January 9, 2002 | By: Laura Skillman

One year ago, the corn-soybean science group at the University of Kentucky College of Agriculture officially organized. The group is made up of professionals from various departments within the college who focus their work on corn or soybeans.

Morris Bitzer, an agronomist at UK, coordinates the newly established group.

"Probably the biggest value of the group is that the professional people can keep up with what others are doing in terms of research and education," he said.

This group allows for more collaboration and focus on things that need to be done, Bitzer said. With busy schedules, it is sometimes difficult to keep current on the various research efforts under way within other departments, he said.

Bitzer said the corn-soybean group idea is an outgrowth from grain tours he and James Herbek, a UK agronomist based in Princeton, have held for the past three years.

The corn-soybean group is modeled after the success of the wheat science group that was established in 1997 and includes members of six departments.
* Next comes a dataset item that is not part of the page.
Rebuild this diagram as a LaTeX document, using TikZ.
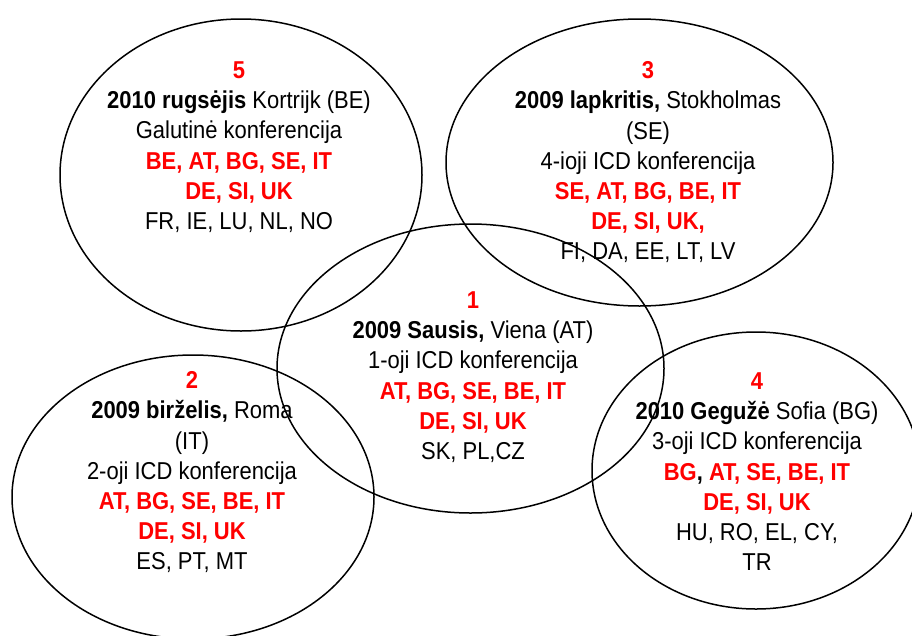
\documentclass[tikz,border=0pt]{standalone}
\usepackage{fontspec}
\setmainfont{Liberation Sans}[FakeStretch=0.9]
\usetikzlibrary{shapes.geometric}
\definecolor{redtxt}{RGB}{255,0,0}
\begin{document}
\begin{tikzpicture}[x=1pt,y=-1pt,
  oval/.style={draw=black,line width=1.5pt,ellipse,inner sep=0pt,outer sep=0pt},
  info/.style={align=center,anchor=north,inner sep=0pt,font=\fontsize{24.4}{30.2}\selectfont},
]
\useasboundingbox (0,0) rectangle (912,635);
\newcommand{\rd}[1]{\textcolor{redtxt}{\textbf{#1}}}
% ellipses
\node[oval,minimum width=362pt,minimum height=312pt] (e5) at (241,175) {};
\node[oval,minimum width=387pt,minimum height=287pt] (e3) at (639.5,162.5) {};
\node[oval,minimum width=387pt,minimum height=289pt] (e1) at (470.5,368.5) {};
\node[oval,minimum width=362pt,minimum height=284pt] (e2) at (193,497) {};
\node[oval,minimum width=328pt,minimum height=277pt] (e4) at (756,470.5) {};
% texts
\node[info] (t5) at (239,61.5) {\rd{5}\\
  \textbf{2010 rugsėjis} Kortrijk (BE)\\
  Galutinė konferencija\\
  \rd{BE, AT, BG, SE, IT}\\
  \rd{DE, SI, UK}\\
  FR, IE, LU, NL, NO};
\node[info] (t3) at (648,61.5) {\rd{3}\\
  \textbf{2009 lapkritis,} Stokholmas\\
  (SE)\\
  4-ioji ICD konferencija\\
  \rd{SE, AT, BG, BE, IT}\\
  \rd{DE, SI, UK,}\\
  FI, DA, EE, LT, LV};
\node[info] (t1) at (473,291.5) {\rd{1}\\
  \textbf{2009 Sausis,} Viena (AT)\\
  1-oji ICD konferencija\\
  \rd{AT, BG, SE, BE, IT}\\
  \rd{DE, SI, UK}\\
  SK, PL,CZ};
\node[info] (t2) at (192,371.5) {\rd{2}\\
  \textbf{2009 birželis,} Roma\\
  (IT)\\
  2-oji ICD konferencija\\
  \rd{AT, BG, SE, BE, IT}\\
  \rd{DE, SI, UK}\\
  ES, PT, MT};
\node[info] (t4) at (757,372.5) {\rd{4}\\
  \textbf{2010 Gegužė} Sofia (BG)\\
  3-oji ICD konferencija\\
  \rd{BG}\textbf{,} \rd{AT, SE, BE, IT}\\
  \rd{DE, SI, UK}\\
  HU, RO, EL, CY,\\
  TR};
\end{tikzpicture}
\end{document}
Combining corn and soybean science together makes sense, Bitzer said, because farmers who grow corn generally grow soybeans as well. There was some discussion on putting all three commodities into one group, but Bitzer said the focus of the two groups is somewhat different.

Todd Barlow, executive director of the Kentucky Corn Growers and Kentucky Small Grain Growers associations said his membership is enthusiastic about the newly formed group. His experience with UK's wheat group as been positive, he said, and if the corn-soybean group turns out the same way "we will be more than pleased."

Bitzer said the group's goals include providing annual producer training sessions. The group's first session was held last month in Lexington and included information on market outlook, fertility management, genetically-modified grains, biotechnology use in pest control and an introduction into some of the new technology research being conducted at UK.

"We are trying to get the word out about what we are doing," he said.

To help accomplish that goal, the group will be sending out quarterly newsletters updating research activities and providing production updates. The group's first newsletter was sent out in the past few weeks. The Kentucky Corn Growers Association sent the newsletter to its membership.

In the future, the group also plans to hold field days to highlight some of the research.